Le monde de la nuit, et tous les acteurs qui animent cet espace culturel et artistique, sont victimes d’une erreur d’analyse et d’une double injustice :
– il y a d’une part un certain mépris de l’opinion publique pour le secteur nocturne ; pourtant, ailleurs en Europe et dans le monde ce secteur a depuis bien longtemps trouvé sa place dans les politiques culturelles de villes comme Berlin, Amsterdam, et New-York, mais en France, on persiste à conserver une vision culturelle de classe, qui laisse entendre qu’il y aurait d’un côté le patrimoine, l’art lyrique dans lesquels on investit des centaines de millions d’euros…
– et d’un autre part, l’espace de la nuit et la scène électronique qui l’habite, longtemps réduits par l’opinion dominante à des pratiques égoïstement festives et hédonistes et de ce fait entièrement laissés pour compte actuellement, alors qu’ils étaient indubitablement le foyer d’une extraordinaire effervescence culturelle.
Première injustice donc, au sein du monde culturel français !
Deuxième injustice : à l’heure actuelle, nous subissons de la part du ministère de la culture d’un manque flagrant de compréhension de l’importance du rôle social et démocratique de l’espace de la nuit. C’est un des endroits privilégiés par la jeunesse pour y exprimer son envie de participation citoyenne, de débat, et de contradiction. Un espace inédit de confrontation des idées, de dissensus aussi, au cœur de certaines des luttes politiques, sociales, anti racistes, anti sexistes et anti-homophobes des dernières années.

Mais aujourd’hui, dans l’effervescence d’une urgence sanitaire, on a dénigré, ignoré et oublié d’autres enjeux primordiaux. Car oui, cette jeunesse ne se retrouve pas forcément dans les lieux traditionnels de pouvoir et de débat public. Tout d’abord, parce qu’on ne lui en laisse pas toujours le droit, ni la place, à moins de sortir de l’ENA. Cette jeunesse se retrouve alors et s’identifie dans ces lieux de partage et de convivialité que sont les simples bistrots, ou les festivals.
Notre gouvernement et l’opinion publique méprisent ou méconnaissent ces enjeux, et en viennent à stigmatiser un secteur culturel essentiel, et une population, qu’ils considèrent irresponsable et inconséquente. Or, ce sont avant tout des recettes et des centaines et des milliers d’emplois, que l’on met à genoux dans cette histoire, sans compter l’atteinte au  rayonnement et l’attractivité culturelle de la France.

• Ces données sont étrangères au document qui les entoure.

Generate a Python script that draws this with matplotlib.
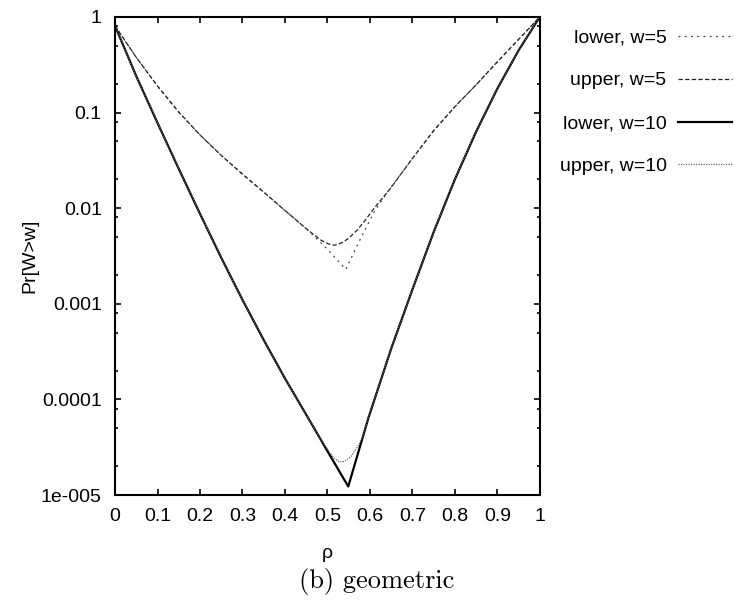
import matplotlib
matplotlib.use('Agg')
import matplotlib.pyplot as plt
from matplotlib.ticker import FixedLocator, FixedFormatter

# values (rho, Pr[W>w])
rho_w5_upper = [0, 0.05, 0.1, 0.15, 0.2, 0.25, 0.3, 0.35, 0.4, 0.45, 0.47, 0.485, 0.5,
                0.51, 0.52, 0.535, 0.55, 0.57, 0.59, 0.61, 0.647, 0.7, 0.75, 0.8, 0.85,
                0.9, 0.95, 1.0]
pr_w5_upper = [0.805, 0.377, 0.189, 0.101, 0.0583, 0.0356, 0.0227, 0.0147, 0.00946,
               0.00611, 0.00519, 0.00462, 0.00427, 0.00412, 0.00412, 0.00437, 0.00484,
               0.00589, 0.00759, 0.01, 0.0158, 0.0331, 0.0646, 0.115, 0.195, 0.339,
               0.582, 1.0]

rho_w5_lower = [0, 0.05, 0.1, 0.15, 0.2, 0.25, 0.3, 0.35, 0.4, 0.45, 0.5, 0.543, 0.58,
                0.61, 0.64, 0.7, 0.75, 0.8, 0.85, 0.9, 0.95, 1.0]
pr_w5_lower = [0.805, 0.377, 0.189, 0.101, 0.0583, 0.0356, 0.0227, 0.0147, 0.00946,
               0.00611, 0.00372, 0.00229, 0.00501, 0.00912, 0.0145, 0.0331, 0.0646,
               0.115, 0.195, 0.339, 0.582, 1.0]

rho_w10_lower = [0, 0.05, 0.1, 0.15, 0.2, 0.25, 0.3, 0.35, 0.4, 0.45, 0.5, 0.549, 0.596,
                 0.65, 0.7, 0.75, 0.8, 0.85, 0.9, 0.95, 1.0]
pr_w10_lower = [0.805, 0.240, 0.0778, 0.0258, 0.00873, 0.00303, 0.00110, 0.000418,
                0.000166, 6.93e-5, 2.88e-5, 1.23e-5, 6.31e-5, 3.39e-4, 1.41e-3, 5.62e-3,
                0.0200, 0.0631, 0.178, 0.447, 1.0]

rho_w10_upper = [0, 0.05, 0.1, 0.15, 0.2, 0.25, 0.3, 0.35, 0.4, 0.45, 0.48, 0.5, 0.515,
                 0.527, 0.54, 0.555, 0.57, 0.582, 0.596, 0.65, 0.7, 0.75, 0.8, 0.85, 0.9,
                 0.95, 1.0]
pr_w10_upper = [0.805, 0.240, 0.0778, 0.0258, 0.00873, 0.00303, 0.00110, 0.000418,
                0.000166, 6.93e-5, 4.07e-5, 3.02e-5, 2.45e-5, 2.24e-5, 2.24e-5, 2.51e-5,
                3.16e-5, 3.98e-5, 6.31e-5, 3.39e-4, 1.41e-3, 5.62e-3, 0.0200, 0.0631,
                0.178, 0.447, 1.0]

xticks = [0, 0.1, 0.2, 0.3, 0.4, 0.5, 0.6, 0.7, 0.8, 0.9, 1]
xtick_labels = ['0', '0.1', '0.2', '0.3', '0.4', '0.5', '0.6', '0.7', '0.8', '0.9', '1']
yticks = [1, 0.1, 0.01, 0.001, 0.0001, 0.00001]
ytick_labels = ['1', '0.1', '0.01', '0.001', '0.0001', '1e-005']

plt.rcParams['font.family'] = ['Liberation Sans', 'DejaVu Sans']

fig = plt.figure(figsize=(7.35, 6.03), dpi=100)
ax = fig.add_axes([0.1565, 0.179, 0.578, 0.793])

ax.plot(rho_w5_lower, pr_w5_lower, color='#444444', lw=0.9, ls=(0, (1.5, 3.5)),
        label='lower, w=5')
ax.plot(rho_w5_upper, pr_w5_upper, color='#222222', lw=0.9, ls=(0, (3.5, 1.8)),
        label='upper, w=5')
ax.plot(rho_w10_lower, pr_w10_lower, color='black', lw=1.6, label='lower, w=10')
ax.plot(rho_w10_upper, pr_w10_upper, color='#666666', lw=0.9, ls=(0, (1, 1)),
        label='upper, w=10')

ax.set_yscale('log')
ax.set_xlim(0, 1)
ax.set_ylim(1e-5, 1)

ax.xaxis.set_major_locator(FixedLocator(xticks))
ax.xaxis.set_major_formatter(FixedFormatter(xtick_labels))
ax.yaxis.set_major_locator(FixedLocator(yticks))
ax.yaxis.set_major_formatter(FixedFormatter(ytick_labels))
minors = [m * 10.0 ** k for k in range(-5, 0) for m in (2, 5, 8)]
ax.yaxis.set_minor_locator(FixedLocator(minors))
ax.xaxis.set_minor_locator(FixedLocator([]))

ax.tick_params(which='both', direction='in', top=True, right=True, width=1.2,
               labelsize=14, colors='black', pad=9.5)
ax.tick_params(which='major', length=4.5)
ax.tick_params(which='minor', length=2.2)
for s in ax.spines.values():
    s.set_linewidth(1.5)

ax.set_xlabel('ρ', fontsize=14, labelpad=14)
ax.set_ylabel('Pr[W>w]', fontsize=14, labelpad=2)

ax.legend(loc='upper right', bbox_to_anchor=(0.996, 0.952), bbox_transform=fig.transFigure,
          frameon=False, markerfirst=False, fontsize=14, handlelength=2.8,
          labelspacing=1.3, handletextpad=0.57, borderaxespad=0, borderpad=0)

fig.text(0.513, 0.025, '(b) geometric', fontsize=19, family='cmr10', ha='center')

fig.savefig('out.png', dpi=100)
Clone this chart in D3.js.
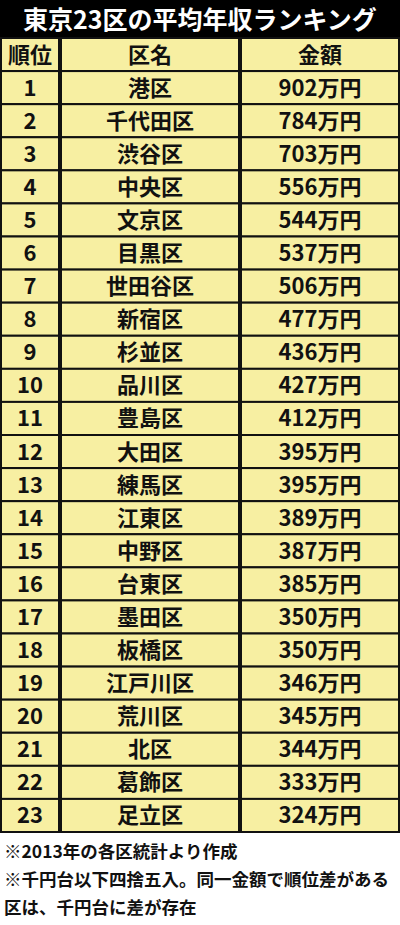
<!DOCTYPE html>
<html><head><meta charset="utf-8">
<script src="https://cdn.jsdelivr.net/npm/d3@7"></script>
<style>body{margin:0;background:#fff;font-family:"Noto Sans CJK JP",sans-serif;}</style>
</head><body><div id="chart"></div>
<script>
const title = "東京23区の平均年収ランキング";
const headers = ["順位", "区名", "金額"];
const wards = ["港区","千代田区","渋谷区","中央区","文京区","目黒区","世田谷区","新宿区","杉並区","品川区","豊島区","大田区","練馬区","江東区","中野区","台東区","墨田区","板橋区","江戸川区","荒川区","北区","葛飾区","足立区"];
const incomes = [902,784,703,556,544,537,506,477,436,427,412,395,395,389,387,385,350,350,346,345,344,333,324];
const notes = ["※2013年の各区統計より作成","※千円台以下四捨五入。同一金額で順位差がある","区は、千円台に差が存在"];

const W = 400, H = 925;
const svg = d3.select("#chart").append("svg").attr("width", W).attr("height", H);
const rows = wards.map((w, i) => ({rank: i + 1, ward: w, income: incomes[i]}));

const x = d3.scaleOrdinal().domain(headers).range([0, 60, 240]);
const colW = {"順位": 60, "区名": 180, "金額": 160};
const y = d3.scaleBand().domain(d3.range(rows.length + 1)).range([38, 832]);

svg.append("rect").attr("x", 0).attr("y", 0).attr("width", W).attr("height", 38).attr("fill", "#000");
svg.append("text").attr("x", W / 2).attr("y", 29).attr("text-anchor", "middle")
  .attr("fill", "#fff").attr("font-size", 25).attr("font-weight", 700).text(title);

const all = [headers].concat(rows.map(r => [String(r.rank), r.ward, r.income + "万円"]));
const g = svg.append("g").selectAll("g").data(all).join("g")
  .attr("transform", (d, i) => `translate(0,${y(i)})`);
g.selectAll("rect").data(d => d.map((v, j) => ({v, h: headers[j]}))).join("rect")
  .attr("x", d => x(d.h) + 1).attr("y", 0).attr("width", d => colW[d.h] - 2).attr("height", y.bandwidth())
  .attr("fill", "#f7efa2").attr("stroke", "#111").attr("stroke-width", 2);
g.selectAll("text").data(d => d.map((v, j) => ({v, h: headers[j]}))).join("text")
  .attr("x", d => x(d.h) + colW[d.h] / 2).attr("y", y.bandwidth() / 2 + 8)
  .attr("text-anchor", "middle").attr("font-size", 22).attr("font-weight", 700).attr("fill", "#111")
  .text(d => d.v);

svg.append("g").selectAll("text").data(notes).join("text")
  .attr("x", 4).attr("y", (d, i) => 858 + i * 28)
  .attr("font-size", 17.5).attr("font-weight", 700).attr("fill", "#111").text(d => d);
</script></body></html>
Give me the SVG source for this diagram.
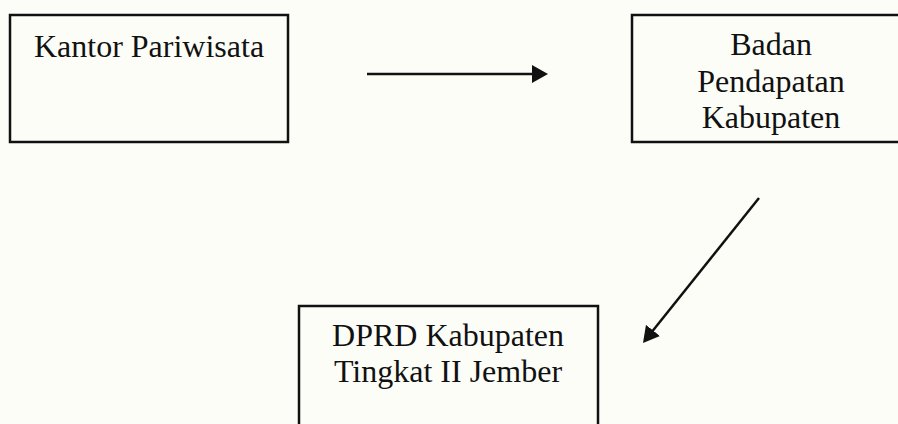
<svg xmlns="http://www.w3.org/2000/svg" width="898" height="424" viewBox="0 0 898 424">
<style>
.box{fill:none;stroke:#111;stroke-width:2.5}
.lbl{font-family:"Liberation Serif","Times New Roman",serif;font-size:32px;fill:#111;text-anchor:middle}
.conn{stroke:#111;stroke-width:2.5;fill:none}
</style>
<defs>
<marker id="ah" viewBox="0 0 16 18" refX="10" refY="9" markerWidth="16" markerHeight="18" markerUnits="userSpaceOnUse" orient="auto">
<path d="M0,0 L16,9 L0,18 z" fill="#111"/>
</marker>
</defs>
<rect width="898" height="424" fill="#fdfdf8"/>
<g id="kantor">
<rect class="box" x="10" y="15" width="278" height="127"/>
<text class="lbl" x="149" y="57">Kantor Pariwisata</text>
</g>
<g id="badan">
<rect class="box" x="632" y="15" width="278" height="127"/>
<text class="lbl" x="771" y="55">Badan</text>
<text class="lbl" x="771" y="92">Pendapatan</text>
<text class="lbl" x="771" y="128">Kabupaten</text>
</g>
<g id="dprd">
<rect class="box" x="299" y="306" width="299" height="130"/>
<text class="lbl" x="448" y="346">DPRD Kabupaten</text>
<text class="lbl" x="448" y="382">Tingkat II Jember</text>
</g>
<g id="connectors">
<line class="conn" x1="367" y1="74" x2="542" y2="74" marker-end="url(#ah)"/>
<line class="conn" x1="759" y1="198" x2="646.75" y2="338.3" marker-end="url(#ah)"/>
</g>
</svg>
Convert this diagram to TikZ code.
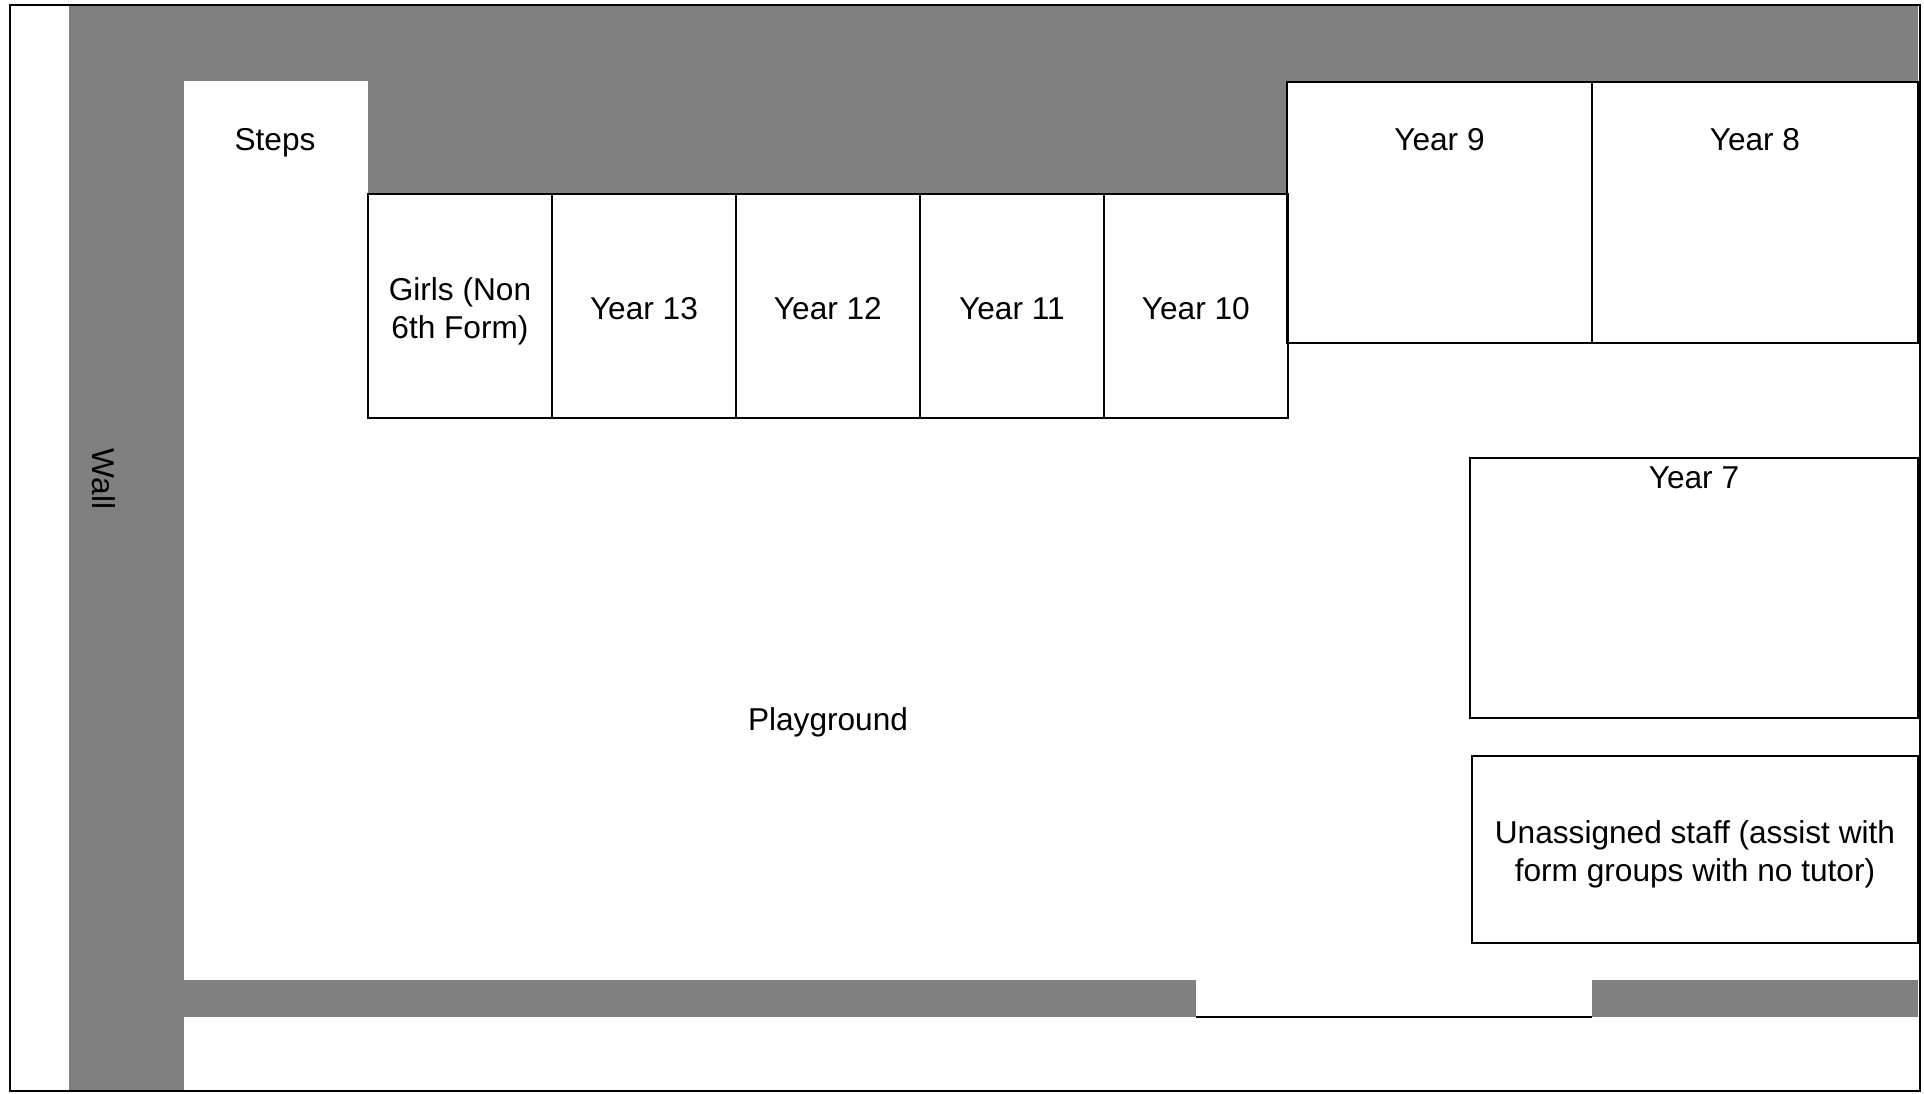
\documentclass[tikz,border=0pt]{standalone}
\usepackage{fontspec}
\setmainfont{Liberation Sans}
\usetikzlibrary{positioning}

\begin{document}
\begin{tikzpicture}[x=0.02cm, y=-0.02cm]
    \tikzset{
        node distance=0pt, % the areas touch each other
        wall/.style={fill=gray, draw=none}, % grey walls round the playground
        area/.style={draw, line width=1.1pt, outer sep=0pt, inner sep=0pt},
        row area/.style={area, minimum width=3.68cm, minimum height=4.48cm},
        area text/.style={inner sep=0pt, align=center, font=\fontsize{18}{21.5}\selectfont},
        }
    \useasboundingbox (0,0) rectangle (1924,1093);

    % walls
    \path[wall] (69,5) rectangle (184,1091);
    \path[wall] (69,5) rectangle (1918,81);
    \path[wall] (368,81) rectangle (1287,194);
    \path[wall] (184,980) rectangle (1196,1017);
    \path[wall] (1592,980) rectangle (1918,1017);

    % row of areas under the steps
    \node[row area, anchor=north west, label={[area text, yshift=-0.11cm]center:{Girls (Non\\6th Form)}}] (girls_box) at (368,194) {};
    \node[row area, right=of girls_box, label={[area text, yshift=-0.05cm]center:Year 13}] (year_13_box) {};
    \node[row area, right=of year_13_box, label={[area text, yshift=-0.05cm]center:Year 12}] (year_12_box) {};
    \node[row area, right=of year_12_box, label={[area text, yshift=-0.05cm]center:Year 11}] (year_11_box) {};
    \node[row area, right=of year_11_box, label={[area text, yshift=-0.05cm]center:Year 10}] (year_10_box) {};

    % areas on the right
    \node[area, anchor=north west, minimum width=6.1cm, minimum height=5.22cm] (year_9_box) at (1287,82) {};
    \node[area, right=of year_9_box, minimum width=6.52cm, minimum height=5.22cm] (year_8_box) {};
    \node[area text, below=0.92cm of year_9_box.north] (year_9_label) {Year 9};
    \node[area text, below=0.92cm of year_8_box.north] (year_8_label) {Year 8};
    \node[area, anchor=north west, minimum width=8.96cm, minimum height=5.2cm] (year_7_box) at (1470,458) {};
    \node[area text, below=0.16cm of year_7_box.north] (year_7_label) {Year 7};
    \node[area, anchor=north west, minimum width=8.92cm, minimum height=3.74cm,
          label={[area text, yshift=-0.1cm]center:{Unassigned staff (assist with\\form groups with no tutor)}}] (staff_box) at (1472,756) {};

    % other labels
    \node[area text] (steps_label) at (275,143) {Steps};
    \node[area text] (playground_label) at (828,722) {Playground};
    \node[area text, rotate=-90] (wall_label) at (104,479) {Wall};

    % gate in the bottom wall
    \coordinate (gate_left) at (1196,1017);
    \coordinate (gate_right) at (1592,1017);
    \draw[line width=1.1pt] (gate_left) -- (gate_right);

    % outer frame
    \draw[line width=1.4pt] (10,5) rectangle (1920,1091);
\end{tikzpicture}
\end{document}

Avec la fermeture du monde de la nuit, nous faisons face à un autre danger : la perte progressive de notre identité sociale. Les boites de nuits et les clubs sont non seulement des ponts entre différents mondes qui se côtoient et se mêlent, mais aussi des microcosmes qui secrètent une véritable communauté. Ces lieux cathartiques où s’immergent les individus, envisagent la fête comme propulsion d’émotions communes, de libération, de rencontre avec les autres et avec soi-même. Au final ils constituent des parenthèses apaisantes dans le présent, des bulles dans lesquelles nous pouvions nous réfugier, nous retrouver, puis en ressortir mieux armés pour affronter l’extérieur. Aujourd’hui interdits, ils nous ont été enlevés, car  réduits au seul prisme de l’urgence sanitaire et des mesures d’hygiène.

Avec la fermeture des lieux culturels et du monde de la nuit, c’est une partie de notre jeunesse et de nos pulsions de vie qui nous a été retirée.